I have been writing my entire life, it seems.
Maybe a story or two as a youngster. My mother would be the better judge or historian on that count. By the time I reached high school I knew that putting things into words was something that I wanted to do. Needed to do. Had to do. It is very true, that old saw. Writers. Must. Write.
It’s like a sickness. Ideas come in a torrent sometimes, so fast and furious and silly and important and serious and farfetched and fabulous and screwed up and intimate and funny and sad and endless that it seems you can never ever get them all out of your head and onto the page or the screen. That being said, you know you must try. If you call yourself a writer, you must try.

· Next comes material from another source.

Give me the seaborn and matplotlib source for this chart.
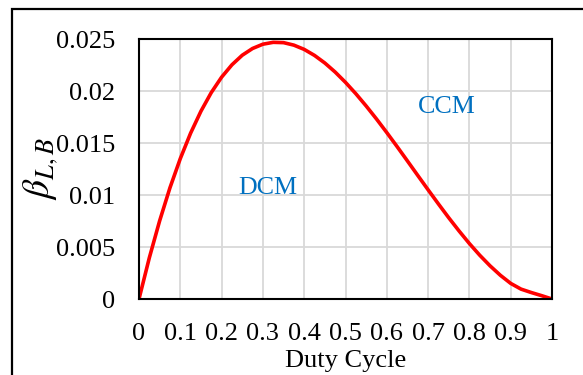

So you do. Some of them, those baby ideas, they grow into the finest writing you have ever done. It moves you to tears as you write it. You can’t see to finish it, your vision is so blurry. You think that it will change the world. You relish the thought that millions will be moved by your stellar insight, your empathic stance, your knowledge and grasp of universal truths. You put the finished product out there, publish it, send it into the blogosphere or to the newspaper or to the bookstore and what happens? The tears that flow from the eyes of your readers are tears of derision, of laughter that makes them double over as they read the drivel that you thought would be the next wondrous thing. Sometimes, the things that I have written that I was most proud of were read by exactly no one.
But sometimes, oh, yes, sometimes, you have an idea so simple, so breathtakingly simple and pure and unadulterated that it comes straight out of your head and onto that page with little help from you. It has a life of its own, it flies out and organizes itself in lockstep and grammatical beauty in a stream of unconscious consciousness that is sometimes described as “being in the zone”. I vividly remember writing pieces that came upon my brain feverishly while I was in the shower, leapt onto my laptop in ten minutes and, to my surprise, were read by many hundreds of people.
Why this blog, Growing Older?
My father died suddenly at age sixty two. He was standing outside in the backyard by his pool and was struck, out of the blue, by a cerebral aneurysm. He “lived” long enough for me to rush home to speak with him, to tell him goodbye, but he was never conscious in my presence again.
I will be sixty two in October.
My wife tells me, quite emphatically, that I will live to the ripe old age of ninety six. Now, I don’t pretend to believe her but she insists, so maybe I have a lot more time to get these ideas out of my head than I think. At any rate, the tag line for this endeavor is “The Next Thirteen Years”. Why? Because if I keep my health, my sanity, my wits and my drive, I plan to work at least in some capacity, full time or part time, until I am seventy five years old. Thirteen years seems like a long time until you start letting time mess with your head, as it does when you get older. In some ways, I think it is going to fly by. In some ways, there will be a slow inexorable crawl toward releasing my grip on the daily grind and schedule of a workaday life. I dread it and welcome it and will cherish the process of getting there.
This post is just to say hi. I hope you will join me on this journey as I explore the thoughts that inhabit my head, the emotions that linger in my heart, the fears that keep me from my potential and the joys that make being an almost-sixty-two-year-old man at this time in this place so fabulous.